Depuis 2016, des mesures homologuées sont réalisées, comme le confirme d’ailleurs le ministère de l’Environnement. Résultat : le seuil de 40 µg/m3 n’a été dépassé qu’à une seule reprise en 2018 (42 µg/m3). Les autres années, la valeur annuelle moyenne était inférieure à la valeur limite : 38 µg/m3 en 2017 et 2019 et 29 µg/m3 en 2020 (pic de 37 µg/m3 hors période de confinement en janvier et novembre). «Sur les trois premiers mois de cette année, on arrive à 33 µg/m3», note Patrizia Arendt.
Le ministre Bausch ne plie pas
La BIGS livre un autre argument : le ministère de l’Environnement s’attend à une baisse d’ici 2030 de 39,5 % du dioxyde d’azote en raison de la seule modernisation du parc automobile.
Alors que les édiles et habitants de Käerjeng trépignent, une large frange des citoyens de Sanem freine toujours des quatre fers. De son côté, le ministre Bausch a encore confirmé fin 2020 aux députés ADR Fred Keup et Fernand Kartheiser qu’il ne voyait «pas de nouvelle évolution» dans le dossier et qu’il comptait bien «respecter son obligation d’exécuter le vote du premier pouvoir du pays». Un début des travaux était au plus tôt prévu pour cet automne avec une durée du chantier estimée à 5 ans.
David Marques
Feux intelligents, priorité aux bus, P&R :
des alternatives mises en avant
Dès le départ, la construction du contournement devait être accompagnée de mesures visant à réduire le trafic à Bascharage.
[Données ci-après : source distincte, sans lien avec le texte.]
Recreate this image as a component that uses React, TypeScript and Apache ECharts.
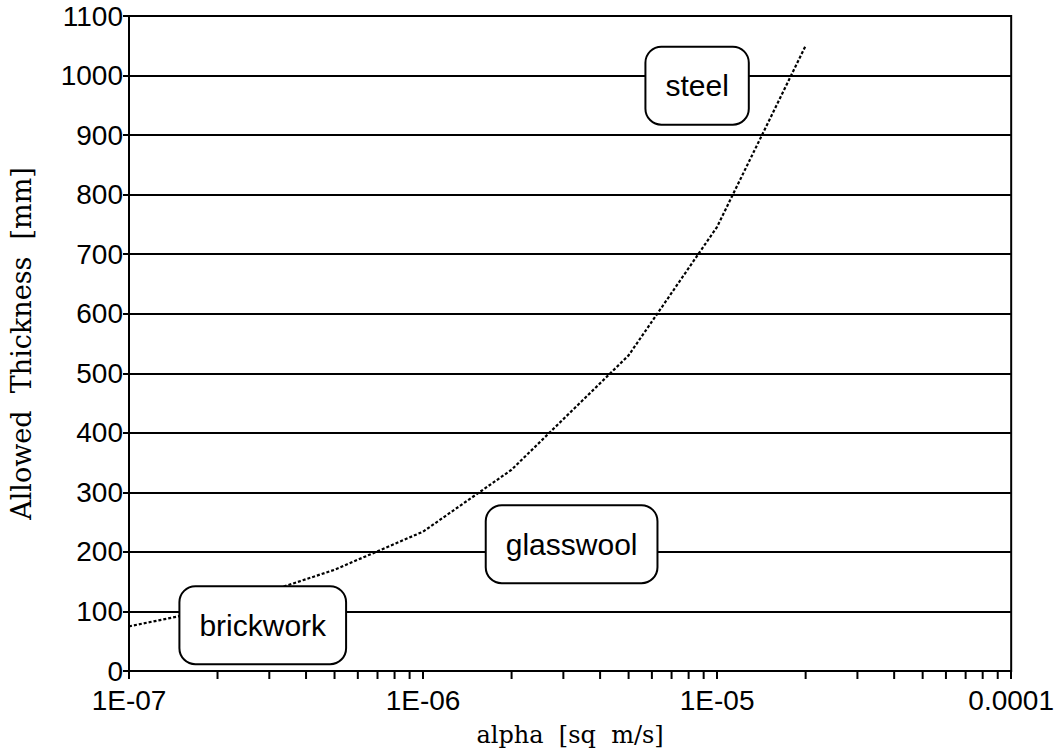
import React, { useEffect, useRef } from "react";
import * as echarts from "echarts";

const alphaValues = [1e-7, 2e-7, 5e-7, 1e-6, 2e-6, 5e-6, 1e-5, 2e-5];
const thicknessValues = [75, 105, 170, 234, 338, 530, 746, 1050];

const minorTickValues = [
  2e-7, 3e-7, 4e-7, 5e-7, 6e-7, 7e-7, 8e-7, 9e-7,
  2e-6, 3e-6, 4e-6, 5e-6, 6e-6, 7e-6, 8e-6, 9e-6,
  2e-5, 3e-5, 4e-5, 5e-5, 6e-5, 7e-5, 8e-5, 9e-5,
];

const materialNames = ["steel", "glasswool", "brickwork"];
const materialAlpha = [8.55e-6, 3.2e-6, 2.85e-7];
const materialThickness = [983, 213, 77];

const xTickLabels: Record<string, string> = {
  "-7": "1E-07",
  "-6": "1E-06",
  "-5": "1E-05",
  "-4": "0.0001",
};

export default function App() {
  const ref = useRef<HTMLDivElement>(null);
  useEffect(() => {
    if (!ref.current) return;
    const chart = echarts.init(ref.current, undefined, { renderer: "svg" });
    const sans = "Liberation Sans, Arial, Helvetica, sans-serif";
    const serif = "DejaVu Serif, Liberation Serif, serif";
    chart.setOption({
      animation: false,
      backgroundColor: "#fff",
      grid: {
        left: 127,
        right: 45,
        top: 16,
        bottom: 84,
        show: true,
        borderColor: "#000",
        borderWidth: 2,
      },
      xAxis: {
        type: "log",
        logBase: 10,
        min: 1e-7,
        max: 1e-4,
        name: "alpha  [sq  m/s]",
        nameLocation: "middle",
        nameGap: 52,
        nameTextStyle: { fontFamily: serif, fontSize: 24, color: "#000" },
        axisLine: { show: true, lineStyle: { color: "#000", width: 2 } },
        axisTick: { show: true, length: 8, lineStyle: { color: "#000", width: 2 } },
        axisLabel: {
          fontFamily: sans,
          fontSize: 28,
          color: "#000",
          margin: 15,
          formatter: (v: number) => xTickLabels[String(Math.round(Math.log10(v)))] ?? "",
        },
        splitLine: { show: false },
      },
      yAxis: {
        type: "value",
        min: 0,
        max: 1100,
        interval: 100,
        name: "Allowed  Thickness  [mm]",
        nameLocation: "middle",
        nameGap: 94,
        nameTextStyle: { fontFamily: serif, fontSize: 27, color: "#000" },
        axisLine: { show: true, lineStyle: { color: "#000", width: 2 } },
        axisTick: { show: true, length: 6, lineStyle: { color: "#000", width: 2 } },
        axisLabel: {
          fontFamily: sans,
          fontSize: 28,
          color: "#000",
          margin: 6,
          formatter: (v: number) => String(v),
        },
        splitLine: { show: true, lineStyle: { color: "#000", width: 2 } },
      },
      series: [
        {
          type: "line",
          data: alphaValues.map((a, i) => [a, thicknessValues[i]]),
          showSymbol: false,
          symbol: "none",
          lineStyle: { color: "#000", width: 2.2, type: [3, 2] },
          z: 3,
        },
        {
          type: "custom",
          data: minorTickValues.map((v) => [v, 0]),
          clip: false,
          silent: true,
          z: 4,
          renderItem: (params: any, api: any) => {
            const p = api.coord([api.value(0), 0]);
            return {
              type: "line",
              shape: { x1: p[0], y1: p[1], x2: p[0], y2: p[1] + 8 },
              style: { stroke: "#000", lineWidth: 2 },
            };
          },
        },
        {
          type: "scatter",
          symbolSize: 0,
          itemStyle: { color: "#fff", opacity: 1 },
          silent: true,
          z: 10,
          data: materialNames.map((n, i) => ({
            name: n,
            value: [materialAlpha[i], materialThickness[i]],
          })),
          label: {
            show: true,
            position: "inside",
            formatter: (p: any) => p.name,
            fontFamily: sans,
            fontSize: 30,
            lineHeight: 32,
            color: "#000",
            opacity: 1,
            textBorderWidth: 0,
            textShadowBlur: 0,
            shadowBlur: 0,
            shadowColor: "transparent",
            backgroundColor: "#fff",
            borderColor: "#000",
            borderWidth: 2,
            borderRadius: 15,
            padding: [22, 19, 22, 19],
          },
        },
      ],
    });
    return () => chart.dispose();
  }, []);
  return (
    <div
      ref={ref}
      style={{ position: "fixed", left: 0, top: 0, width: 1057, height: 755 }}
    />
  );
}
Dans sa réponse à une récente question parlementaire de l’ADR, le ministre Bausch avance que les travaux pour l’installation de feux intelligents, d’une voie prioritaire pour les bus et le réaménagement de l’accès à la zone d’activités Bommelscheier pourraient débuter «après la fin du congé collectif en été 2021». Les 13 feux intelligents prévus le long de la N5 doivent être installés dans un délai de 40 jours ouvrables. La durée de l’ensemble du chantier est évaluée à 200 jours. Les travaux pourraient donc être achevés pour août 2022.
L’initiative citoyenne BIGS, tout comme l’ONG natur&ëmwelt, estime que ces mesures peuvent s’avérer suffisantes pour atteindre les objectifs de délester le cœur de Käerjeng du trafic. La construction d’un nouveau P&R de 460 places près de la gare de Bascharage-Sanem est également à prendre en considération, soulignent les opposants au contournement.